フランツ・フィンゲル神父「分離の教会」『汝巌なり』山形天主公教会、1926年
2、ギリシャ正教の起源
使徒聖パウロは、ヘブライ人にあてた書簡で、キリストが大司祭である資格を説明しながら、ただ適当な性質のある信者だけがカトリック教会の中で司祭の職を担うべきことを勧告しようと思って、
「また神に召されたることアーロンの如くならずしては、何人もこの尊き位を自ら取る者なし」(ヘブライ5・4)と警告をしました。キリストご自身が、御在世中に、教会のはじめの司祭たちであったその使徒たちに、もっぱら謙遜の善徳を具体的に示そうと、
「異邦人の君主が人をつかさどり、大なる者人の上に権を振るうは、汝らの知るところなり、汝らの中には、然あるべからず、汝らの内に大ならんと欲する者は、かえって汝らのしもべとなるべし」(マタイ20・25-28)と教えたまいました。
ギリシャ正教の起源を見ると、幾多の権威者の大なる傲慢こそは、禍の源になったということがわかります。このような権威者は、国家のほうにも教会のほうにもありました。もとのローマ帝国の都であって、その後、カトリック教会の最上のかしらの座になったローマに対して、今のトルコの都であるコンスタンチノープルは、ギリシャ帝国の都になったので、そこにいた権威者は、ローマの権威者と大いに競争するようになりました。同時にコンスタンチノープルの皇帝と政府は、大体においてカトリック教会の発達のために非常に尽力しましたが、時々誤った政策をとり、暴力さえ加えて教会の事柄に無理に干渉しました。特に、教会内にあまりに御用の司教を任命しようと努力したことは、教会のためにも、国家のためにも大きな失策でありました。
ギリシャ正教の起源をもつと、詳しく言えば、その地方に住んでいたキリスト信者は、キリストの御降世からおよそ1千年の間は、たまには多少の分離や離教もあったけれども、概してイエズス・キリストのご希望のとおり、カトリック教会のかしらのもとに宗教上の一致をよく守りました。
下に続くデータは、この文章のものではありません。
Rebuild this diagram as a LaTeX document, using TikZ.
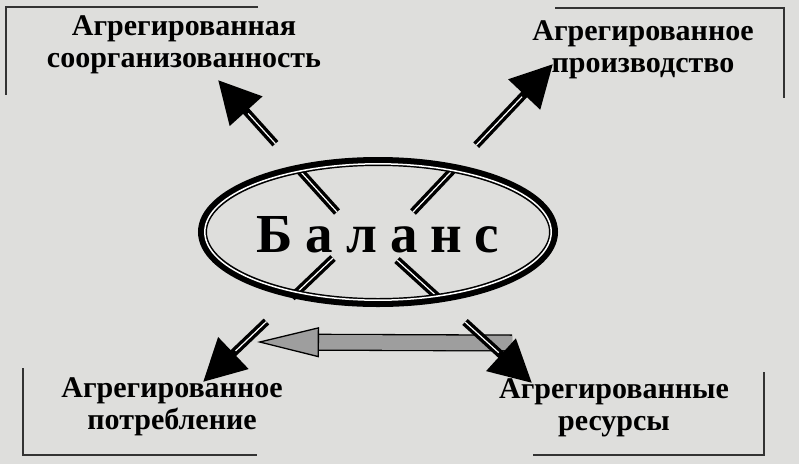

けれどもキリスト御降世からおよそ1千年ごろに、コンスタンチノープルの政府の間違った政策と、ミカエル・ケルラリウスという政府の御用人物であって、自ら教皇と同じような位に上ろうという、あさはかな野心を懐いていたコンスタンチノープルの大司教の運動の結果、特にバルカン半島および小アジアのカトリック信者の大部分を、カトリック教会から分離しました。事実において、キリストの定めたもうた、真理の磐であるカトリック教会から分離しました。これらの分離したキリスト信者は、いわゆる民族的に独立の教会になり得たことをしばらく誇りましたが、だんだん内部的な弱味に陥り、ギリシャ帝国のためにもかえって不利益となりました。
このように、カトリック教会から分離したキリスト信者をさらにカトリック教会と合併する運動は、その後時々起こりましたので、両3度、大分成功したこともありました。
現代でも合併運動は、さらにますます盛んになる模様があります。
特にギリシャ正教は、分離の時代から別に他の異説を唱えることが、ほとんどありませんでしたから、教理と組織との点がカトリック教会に大変近いので、再びカトリック教会に帰一するのに大きな差し支えはないはずです。